>> BEGIN Dataset extract

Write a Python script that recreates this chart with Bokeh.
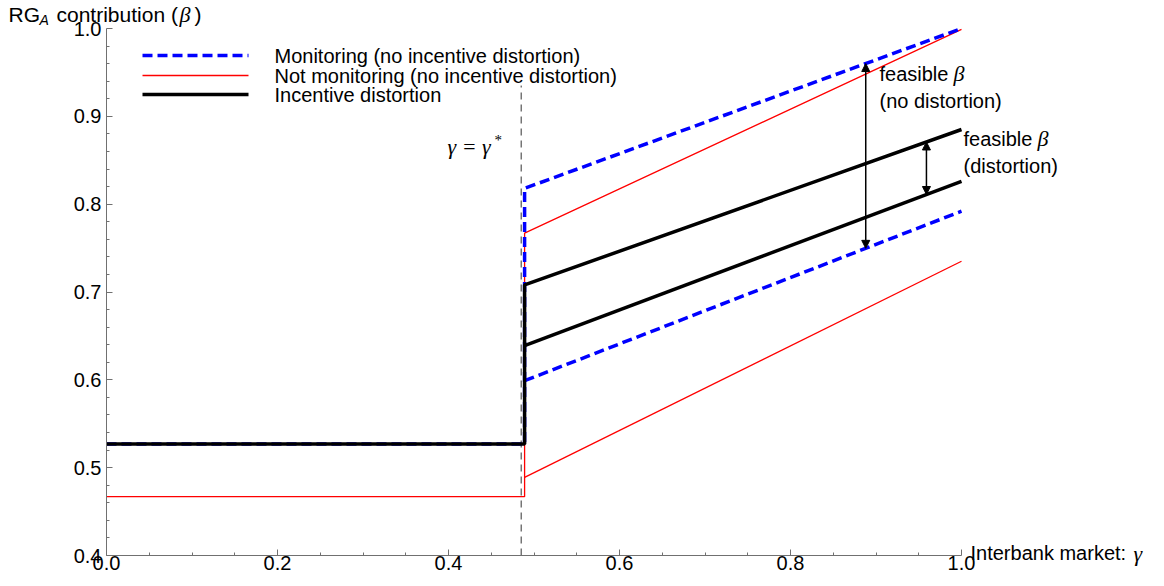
from bokeh.plotting import figure
from bokeh.models import (Range1d, FixedTicker, Label, Arrow, NormalHead,
                          PrintfTickFormatter)
from bokeh.embed import file_html
from bokeh.resources import INLINE

# ---------------- data ----------------
x_major_ticks = [0.0, 0.2, 0.4, 0.6, 0.8, 1.0]
x_minor_ticks = [0.05, 0.1, 0.15, 0.25, 0.3, 0.35, 0.45, 0.5, 0.55, 0.65, 0.7, 0.75,
                 0.85, 0.9, 0.95]
y_major_ticks = [0.4, 0.5, 0.6, 0.7, 0.8, 0.9, 1.0]
y_minor_ticks = [0.42, 0.44, 0.46, 0.48, 0.52, 0.54, 0.56, 0.58, 0.62, 0.64, 0.66, 0.68,
                 0.72, 0.74, 0.76, 0.78, 0.82, 0.84, 0.86, 0.88, 0.92, 0.94, 0.96, 0.98]

gamma_star = 0.485          # threshold gamma*
gamma_star_top = 0.935      # top of the dashed marker
gamma_jump = 0.489
x_left = [0.0, gamma_jump]
x_right = [gamma_jump, 1.0]

monitor_flat = [0.527, 0.527]
monitor_upper = [0.818, 1.000]
monitor_lower = [0.599, 0.792]

notmon_flat = [0.467, 0.467]
notmon_upper = [0.767, 0.999]
notmon_lower = [0.489, 0.735]

distort_flat = [0.527, 0.527]
distort_upper = [0.708, 0.885]
distort_lower = [0.639, 0.826]

arrow_wide_x = 0.888     # feasible beta (no distortion)
arrow_narrow_x = 0.959   # feasible beta (distortion)

labels = ["Monitoring (no incentive distortion)",
          "Not monitoring (no incentive distortion)",
          "Incentive distortion"]

# ---------------- layout helpers ----------------
W, H = 1160, 582          # figure size
OFF = 0                   # page offset of the canvas
PX0, PX1 = 106, 961       # page pixels of x = 0 and x = 1
PY0, PY1 = 555, 28        # page pixels of y = 0.4 and y = 1.0


def X(px):  # page pixel -> data x
    return (px - PX0) / (PX1 - PX0)


def Y(py):  # page pixel -> data y
    return 0.4 + (PY0 - py) / (PY0 - PY1) * 0.6


def interp(xs, ys, x):
    return ys[0] + (ys[1] - ys[0]) * (x - xs[0]) / (xs[1] - xs[0])


SANS = "Liberation Sans"
SERIF = "Liberation Serif"

p = figure(width=W, height=H, output_backend="svg", toolbar_location=None,
           x_range=Range1d(X(OFF), X(OFF + W)), y_range=Range1d(Y(OFF + H), Y(OFF)),
           min_border=0, min_border_left=0, min_border_right=0,
           min_border_top=0, min_border_bottom=0)
p.outline_line_color = None
p.grid.visible = False
p.background_fill_color = "white"
p.border_fill_color = "white"

p.xaxis.fixed_location = 0.4
p.yaxis.fixed_location = 0.0
p.xaxis.bounds = (0.0, 1.0)
p.yaxis.bounds = (0.4, 1.0)

for ax, maj, mnr in ((p.xaxis[0], x_major_ticks, x_minor_ticks),
                     (p.yaxis[0], y_major_ticks, y_minor_ticks)):
    ax.ticker = FixedTicker(ticks=maj, minor_ticks=mnr)
    ax.formatter = PrintfTickFormatter(format="%.1f")
    ax.axis_line_color = "#707070"
    ax.major_tick_line_color = "#707070"
    ax.minor_tick_line_color = "#707070"
    ax.major_tick_in = 6
    ax.major_tick_out = 0
    ax.minor_tick_in = 3
    ax.minor_tick_out = 0
    ax.major_label_text_font = SANS
    ax.major_label_text_font_size = "20px"
    ax.major_label_text_color = "black"
p.xaxis.major_label_standoff = 0
p.yaxis.major_label_standoff = 5

# threshold marker
p.line([gamma_star, gamma_star], [0.4, gamma_star_top], line_color="#333333",
       line_width=1, line_dash="7 5")

styles = {
    "blue": dict(line_color="#0000ff", line_width=3.5, line_dash="10 5"),
    "red": dict(line_color="#ff0000", line_width=1.3),
    "black": dict(line_color="black", line_width=3.5),
}

# Not monitoring (red)
p.line(x_left + x_right, notmon_flat + notmon_upper, **styles["red"])
p.line(x_right, notmon_lower, **styles["red"])

# Monitoring (blue dashed)
p.line(x_left + x_right, monitor_flat + monitor_upper, **styles["blue"])
p.line(x_right, monitor_lower, **styles["blue"])

# Incentive distortion (black)
p.line(x_left + x_right, distort_flat + distort_upper, **styles["black"])
p.line(x_right, distort_lower, **styles["black"])

# arrows
for ax_, lo, hi in ((arrow_wide_x, monitor_lower, monitor_upper),
                    (arrow_narrow_x, distort_lower, distort_upper)):
    p.add_layout(Arrow(x_start=ax_, y_start=interp(x_right, lo, ax_),
                       x_end=ax_, y_end=interp(x_right, hi, ax_),
                       line_width=1.5, line_color="black",
                       start=NormalHead(size=8, fill_color="black", line_color="black"),
                       end=NormalHead(size=8, fill_color="black", line_color="black")))


def lab(text, px, py, font=SANS, size="20px", style="normal", align="left"):
    p.add_layout(Label(x=X(px), y=Y(py), text=text, text_font=font, text_font_size=size,
                       text_font_style=style, text_align=align, text_baseline="middle",
                       text_color="black"))


# legend (swatches + labels)
for key, text, py in (("blue", labels[0], 55), ("red", labels[1], 75), ("black", labels[2], 94)):
    sw = dict(styles[key])
    if key == "red":
        sw["line_width"] = 1.6
    p.line([X(142), X(248)], [Y(py), Y(py)], **sw)
    lab(text, 274, py)

# y axis title
lab("RG", 8, 14, size="21px")
lab("A", 39, 19, size="14px", style="italic")
lab("contribution (", 56, 14, size="21px")
lab("β", 179, 14, font=SERIF, size="22px", style="italic")
lab(")", 194, 14, size="21px")

# x axis title
lab("Interbank market: ", 970, 552)
lab("γ", 1133, 553, font=SERIF, size="22px", style="italic")

# gamma star
lab("γ = γ", 447, 146, font=SERIF, size="22px", style="italic")
lab("*", 494, 139, font=SERIF, size="15px")

# feasible annotations
lab("feasible ", 879, 73)
lab("β", 953, 73, font=SERIF, size="22px", style="italic")
lab("(no distortion)", 879, 100)
lab("feasible ", 963, 138)
lab("β", 1037, 138, font=SERIF, size="22px", style="italic")
lab("(distortion)", 963, 165)

open("out.html", "w").write(file_html(p, INLINE))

>> END Dataset extract

### Task brief
Exclude every picture and copy the remaining data exactly.

### Problem solution
Write a Python script that recreates this chart with Bokeh.
from bokeh.plotting import figure
from bokeh.models import (Range1d, FixedTicker, Label, Arrow, NormalHead,
                          PrintfTickFormatter)
from bokeh.embed import file_html
from bokeh.resources import INLINE

# ---------------- data ----------------
x_major_ticks = [0.0, 0.2, 0.4, 0.6, 0.8, 1.0]
x_minor_ticks = [0.05, 0.1, 0.15, 0.25, 0.3, 0.35, 0.45, 0.5, 0.55, 0.65, 0.7, 0.75,
                 0.85, 0.9, 0.95]
y_major_ticks = [0.4, 0.5, 0.6, 0.7, 0.8, 0.9, 1.0]
y_minor_ticks = [0.42, 0.44, 0.46, 0.48, 0.52, 0.54, 0.56, 0.58, 0.62, 0.64, 0.66, 0.68,
                 0.72, 0.74, 0.76, 0.78, 0.82, 0.84, 0.86, 0.88, 0.92, 0.94, 0.96, 0.98]

gamma_star = 0.485          # threshold gamma*
gamma_star_top = 0.935      # top of the dashed marker
gamma_jump = 0.489
x_left = [0.0, gamma_jump]
x_right = [gamma_jump, 1.0]

monitor_flat = [0.527, 0.527]
monitor_upper = [0.818, 1.000]
monitor_lower = [0.599, 0.792]

notmon_flat = [0.467, 0.467]
notmon_upper = [0.767, 0.999]
notmon_lower = [0.489, 0.735]

distort_flat = [0.527, 0.527]
distort_upper = [0.708, 0.885]
distort_lower = [0.639, 0.826]

arrow_wide_x = 0.888     # feasible beta (no distortion)
arrow_narrow_x = 0.959   # feasible beta (distortion)

labels = ["Monitoring (no incentive distortion)",
          "Not monitoring (no incentive distortion)",
          "Incentive distortion"]

# ---------------- layout helpers ----------------
W, H = 1160, 582          # figure size
OFF = 0                   # page offset of the canvas
PX0, PX1 = 106, 961       # page pixels of x = 0 and x = 1
PY0, PY1 = 555, 28        # page pixels of y = 0.4 and y = 1.0


def X(px):  # page pixel -> data x
    return (px - PX0) / (PX1 - PX0)


def Y(py):  # page pixel -> data y
    return 0.4 + (PY0 - py) / (PY0 - PY1) * 0.6


def interp(xs, ys, x):
    return ys[0] + (ys[1] - ys[0]) * (x - xs[0]) / (xs[1] - xs[0])


SANS = "Liberation Sans"
SERIF = "Liberation Serif"

p = figure(width=W, height=H, output_backend="svg", toolbar_location=None,
           x_range=Range1d(X(OFF), X(OFF + W)), y_range=Range1d(Y(OFF + H), Y(OFF)),
           min_border=0, min_border_left=0, min_border_right=0,
           min_border_top=0, min_border_bottom=0)
p.outline_line_color = None
p.grid.visible = False
p.background_fill_color = "white"
p.border_fill_color = "white"

p.xaxis.fixed_location = 0.4
p.yaxis.fixed_location = 0.0
p.xaxis.bounds = (0.0, 1.0)
p.yaxis.bounds = (0.4, 1.0)

for ax, maj, mnr in ((p.xaxis[0], x_major_ticks, x_minor_ticks),
                     (p.yaxis[0], y_major_ticks, y_minor_ticks)):
    ax.ticker = FixedTicker(ticks=maj, minor_ticks=mnr)
    ax.formatter = PrintfTickFormatter(format="%.1f")
    ax.axis_line_color = "#707070"
    ax.major_tick_line_color = "#707070"
    ax.minor_tick_line_color = "#707070"
    ax.major_tick_in = 6
    ax.major_tick_out = 0
    ax.minor_tick_in = 3
    ax.minor_tick_out = 0
    ax.major_label_text_font = SANS
    ax.major_label_text_font_size = "20px"
    ax.major_label_text_color = "black"
p.xaxis.major_label_standoff = 0
p.yaxis.major_label_standoff = 5

# threshold marker
p.line([gamma_star, gamma_star], [0.4, gamma_star_top], line_color="#333333",
       line_width=1, line_dash="7 5")

styles = {
    "blue": dict(line_color="#0000ff", line_width=3.5, line_dash="10 5"),
    "red": dict(line_color="#ff0000", line_width=1.3),
    "black": dict(line_color="black", line_width=3.5),
}

# Not monitoring (red)
p.line(x_left + x_right, notmon_flat + notmon_upper, **styles["red"])
p.line(x_right, notmon_lower, **styles["red"])

# Monitoring (blue dashed)
p.line(x_left + x_right, monitor_flat + monitor_upper, **styles["blue"])
p.line(x_right, monitor_lower, **styles["blue"])

# Incentive distortion (black)
p.line(x_left + x_right, distort_flat + distort_upper, **styles["black"])
p.line(x_right, distort_lower, **styles["black"])

# arrows
for ax_, lo, hi in ((arrow_wide_x, monitor_lower, monitor_upper),
                    (arrow_narrow_x, distort_lower, distort_upper)):
    p.add_layout(Arrow(x_start=ax_, y_start=interp(x_right, lo, ax_),
                       x_end=ax_, y_end=interp(x_right, hi, ax_),
                       line_width=1.5, line_color="black",
                       start=NormalHead(size=8, fill_color="black", line_color="black"),
                       end=NormalHead(size=8, fill_color="black", line_color="black")))


def lab(text, px, py, font=SANS, size="20px", style="normal", align="left"):
    p.add_layout(Label(x=X(px), y=Y(py), text=text, text_font=font, text_font_size=size,
                       text_font_style=style, text_align=align, text_baseline="middle",
                       text_color="black"))


# legend (swatches + labels)
for key, text, py in (("blue", labels[0], 55), ("red", labels[1], 75), ("black", labels[2], 94)):
    sw = dict(styles[key])
    if key == "red":
        sw["line_width"] = 1.6
    p.line([X(142), X(248)], [Y(py), Y(py)], **sw)
    lab(text, 274, py)

# y axis title
lab("RG", 8, 14, size="21px")
lab("A", 39, 19, size="14px", style="italic")
lab("contribution (", 56, 14, size="21px")
lab("β", 179, 14, font=SERIF, size="22px", style="italic")
lab(")", 194, 14, size="21px")

# x axis title
lab("Interbank market: ", 970, 552)
lab("γ", 1133, 553, font=SERIF, size="22px", style="italic")

# gamma star
lab("γ = γ", 447, 146, font=SERIF, size="22px", style="italic")
lab("*", 494, 139, font=SERIF, size="15px")

# feasible annotations
lab("feasible ", 879, 73)
lab("β", 953, 73, font=SERIF, size="22px", style="italic")
lab("(no distortion)", 879, 100)
lab("feasible ", 963, 138)
lab("β", 1037, 138, font=SERIF, size="22px", style="italic")
lab("(distortion)", 963, 165)

open("out.html", "w").write(file_html(p, INLINE))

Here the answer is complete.